The first element is represented by Old Persian maritya- "man," from PIE *mar-t-yo-, from *mer- "to die," thus "mortal, human;" from PIE root *mer- "to rub away, harm" (also "to die" and forming words referring to death and to beings subject to death). The second element is represented by Old Persian kvar- "to eat," from PIE root *swel- (1) "to eat, drink" (see swallow (v.)).
(Early Middle Persian Merthykhuwar; Modern Persian Mardykhor)
"man-eater" (from early Middle Persian مارتیا mardya "man" (as in human) and خوار khowr- "to eat"). E "manticore" < L. mantichora < G. μαρτιχώρα, martichora. It passed into European folklore first through a remark in INDIKA, Ctesias, physician at the Persian court of King Artaxerxes II (4th BC) circulated among Greek writers on natural history but has survived only in fragments, or references by those other writers. The Romanised Greek Pausanias, in his Description of Greece:
the beast described by Ctesias in his Indian history, which he says is called martichoras by the Indians and "man-eater" [androphagos] by the Greeks, I am inclined to think is the tiger. But that it has three rows of teeth along each jaw and spikes at the tip of its tail with which it defends itself at close quarters, while it hurls them like an archer's arrows at more distant enemies; all this is, I think, a false story that the Indians pass on from one to another owing to their excessive dread of the beast.
The tiger is the swiftest beast in flight, as it were an arrow, for the Persees call an arrow Tigris, and is a beast distinguished with divers specks, and is wonderly strong and swift. And Pliny saith that they be beasts of dreadful swiftness, and that is namely known when he is taken, for the whelp is all glimy and sinewy; and the hunter lieth in await, and taketh away the whelps, and fleeth soon away on the most swift horse that he may have.

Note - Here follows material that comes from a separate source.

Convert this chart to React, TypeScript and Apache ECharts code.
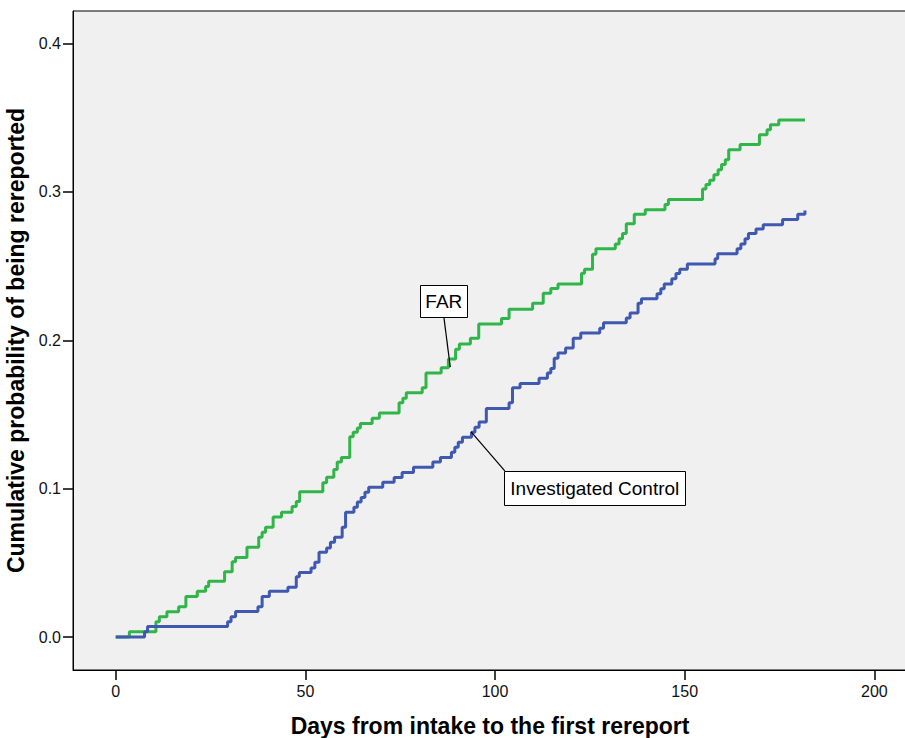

And when the wild beast cometh and findeth the den void, and the whelps away, then he reseth headlong, and taketh the fore of him that beareth the whelps away, and followeth him by smell, and when the hunter heareth the grutching of that beast that runneth after him, he throweth down one of the whelps; and the mother taketh the whelp in her mouth, and beareth him into her den and layeth him therein, and runneth again after the hunter. But in the meantime the hunter taketh a ship, and hath with him the other whelps, and scapeth in that wise; and so she is beguiled and her fierceness standeth in no stead, and the male taketh no wood rese after. For the male recketh not of the whelps, and he that will bear away the whelps, leaveth in the way great mirrors, and the mother followeth and findeth the mirrors in the way, and looketh on them and seeth her own shadow and image therein, and weeneth that she seeth her children therein, and is long occupied therefore to deliver her children out of the glass, and so the hunter hath time and space for to scape, and so she is beguiled with her own shadow, and she followeth no farther after the hunter to deliver her children.